Sony had things like the clie, and microsoft had any number things running Windows CE (with internet browsing since 1996, though PocketIE was not the best and 2002 would be internet explorer ce before something vaguely competitive happened), HP had long had palmtops with serial ports and options to get a modem going on, touchscreens were nothing new either. The idea that someone would bolt on a mobile phone transmitter to a PDA would not have been terribly alien.I
I thought you were talking about if we had to take a current technology and revert it to its primitive form.
It would not be so many years before various European phone companies (Americans generally got laughed at for their horribly primitive phones, and I don't think even Japan knows what happened in Japanese phones during this timeframe, Japan did have some interesting stuff a few years later too though) came along with a somewhat programmable phone either (and pocketPCs were long since quite programmable, probably even more open than phones today). Blackberry had java running phones capable of email in 2002, and more pager type things earlier still, see also Symbian for one time super popular OS in such a space. First phone virus (cabir if you want to look it up) was 2004. Maps on GPS enabled phones was a bit later affair (Nokia N95 probably being my first interaction and that was 2007 or so I think, https://pdroms.de/nintendo-nintendods-nds-ds/treasures-of-gaia-v0-2-nds-application having google maps/satellite view also in 2007 on the DS) but GPS devices were common enough to be mundane.
The idea of making it as "open" as the likes of apple and then android was seemingly a bridge too far for the makers of such devices* and they tried to lock them down hard, charged outrageous access fees and whatever else but you could have paid your money and programmed something nice, with several companies having rather noted custom setups.
*possibly also the FCC (see history of software defined radio and the FCC) but I am speculating at that point.

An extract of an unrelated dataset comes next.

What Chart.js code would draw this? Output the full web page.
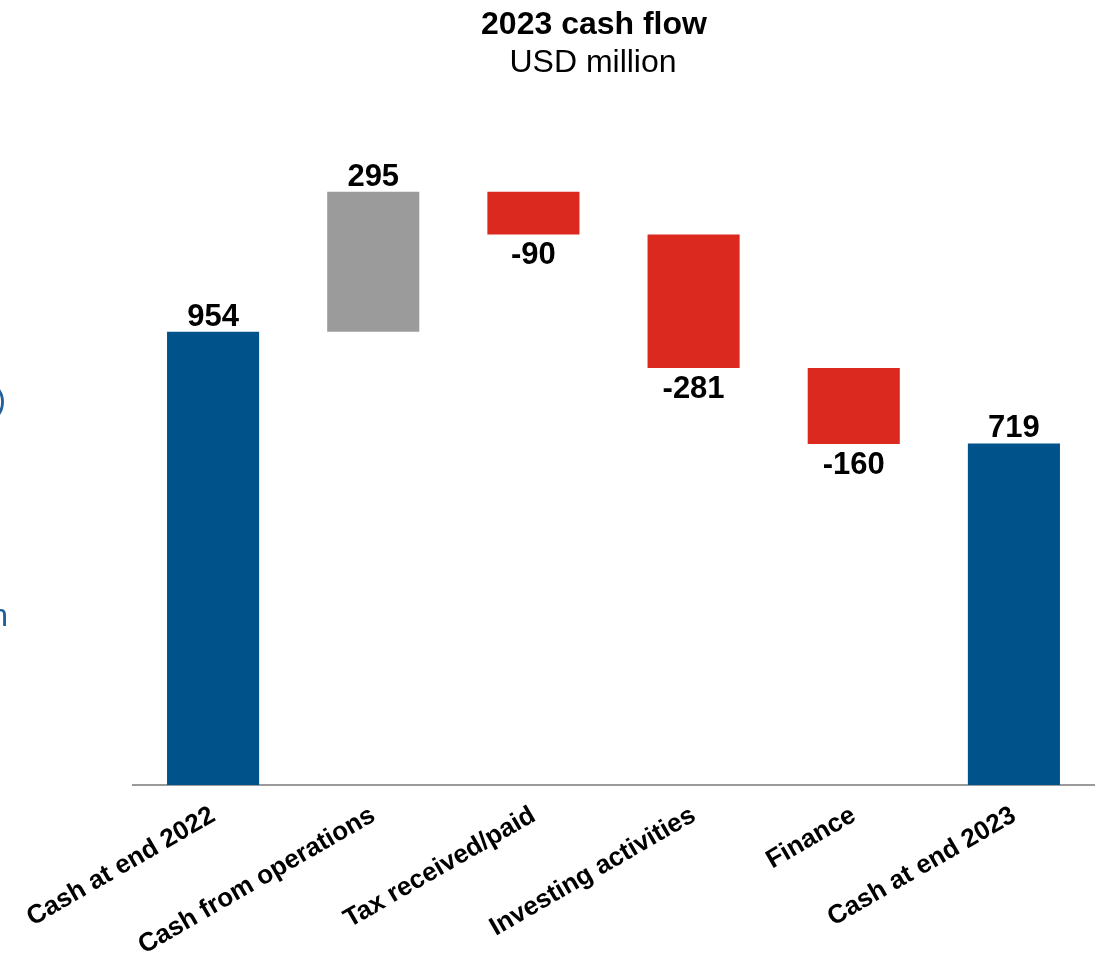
<!DOCTYPE html>
<html lang="en">
  <head>
    <meta charset="UTF-8" />
    <title>2023 cash flow</title>
    <style>
      body {
        margin: 0;
        background-color: #fff;
      }
      .chart-container {
        position: relative;
        width: 1097px;
        height: 962px;
      }
    </style>
  </head>
  <body>
    <div class="chart-container">
      <canvas id="cashChart"></canvas>
    </div>
    <script src="https://cdn.jsdelivr.net/npm/chart.js"></script>
    <script>
      const categories = [
        "Cash at end 2022",
        "Cash from operations",
        "Tax received/paid",
        "Investing activities",
        "Finance",
        "Cash at end 2023",
      ];
      // movements in USD million; first and last are totals
      const amounts = [954, 295, -90, -281, -160, 719];
      const isTotal = [true, false, false, false, false, true];

      const BLUE = "#00538a";
      const GREY = "#9b9b9b";
      const RED = "#dc2920";
      const FONT = "'Liberation Sans', Arial, sans-serif";

      // build floating bar ranges from the running total
      let running = 0;
      const ranges = amounts.map((v, i) => {
        if (isTotal[i]) {
          running = v;
          return [0, v];
        }
        const start = running;
        running += v;
        return [start, running];
      });
      const colors = amounts.map((v, i) =>
        isTotal[i] ? BLUE : v >= 0 ? GREY : RED
      );

      const headerPlugin = {
        id: "header",
        afterDraw(chart) {
          const ctx = chart.ctx;
          ctx.save();
          ctx.fillStyle = "#000";
          ctx.textAlign = "center";
          ctx.textBaseline = "alphabetic";
          ctx.font = "bold 32px " + FONT;
          ctx.fillText("2023 cash flow", 594, 34);
          ctx.font = "32px " + FONT;
          ctx.fillText("USD million", 593, 72);

          // clipped text from the neighbouring panel at the left edge
          ctx.fillStyle = "#1f5f9c";
          ctx.textAlign = "right";
          ctx.font = "32px " + FONT;
          ctx.fillText(")", 6, 410);
          ctx.fillText("n", 8, 626);
          ctx.restore();
        },
      };

      const valueLabels = {
        id: "valueLabels",
        afterDatasetsDraw(chart) {
          const ctx = chart.ctx;
          const meta = chart.getDatasetMeta(0);
          ctx.save();
          ctx.fillStyle = "#000";
          ctx.textAlign = "center";
          ctx.textBaseline = "alphabetic";
          ctx.font = "bold 31px " + FONT;
          meta.data.forEach((bar, i) => {
            const v = amounts[i];
            const top = Math.min(bar.y, bar.base);
            const bottom = Math.max(bar.y, bar.base);
            if (v >= 0) {
              ctx.fillText(String(v), bar.x, top - 6);
            } else {
              ctx.fillText(String(v), bar.x, bottom + 30);
            }
          });
          ctx.restore();
        },
      };

      new Chart(document.getElementById("cashChart"), {
        type: "bar",
        data: {
          labels: categories,
          datasets: [
            {
              data: ranges,
              backgroundColor: colors,
              borderWidth: 0,
              barPercentage: 0.575,
              categoryPercentage: 1,
            },
          ],
        },
        options: {
          responsive: true,
          maintainAspectRatio: false,
          animation: false,
          layout: {
            padding: { left: 133, right: 3, top: 120, bottom: 0 },
          },
          plugins: {
            legend: { display: false },
            tooltip: { enabled: false },
          },
          scales: {
            x: {
              grid: { display: false, drawTicks: false },
              border: { display: true, color: "#9a9a9a", width: 2 },
              ticks: {
                color: "#000",
                font: { family: FONT, size: 26, weight: "bold" },
                minRotation: 30,
                maxRotation: 30,
                padding: 15,
              },
              afterFit(scale) {
                scale.height = 177;
                scale.paddingLeft = 0;
                scale.paddingRight = 0;
              },
            },
            y: {
              display: false,
              min: 0,
              max: 1400,
            },
          },
        },
        plugins: [headerPlugin, valueLabels],
      });
    </script>
  </body>
</html>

Basically dropping things back 20 years on phones would not change an awful lot depending upon where you are in the world, and if it did it would only be for a year or two. Now I am operating under the idea that people were using phones as a phone that maybe had some other communication forms rather than what it is like today and that might be radically different unless you were a businessman or a super turbo rich nerd (in which case you might just able to pull off an effective equivalent).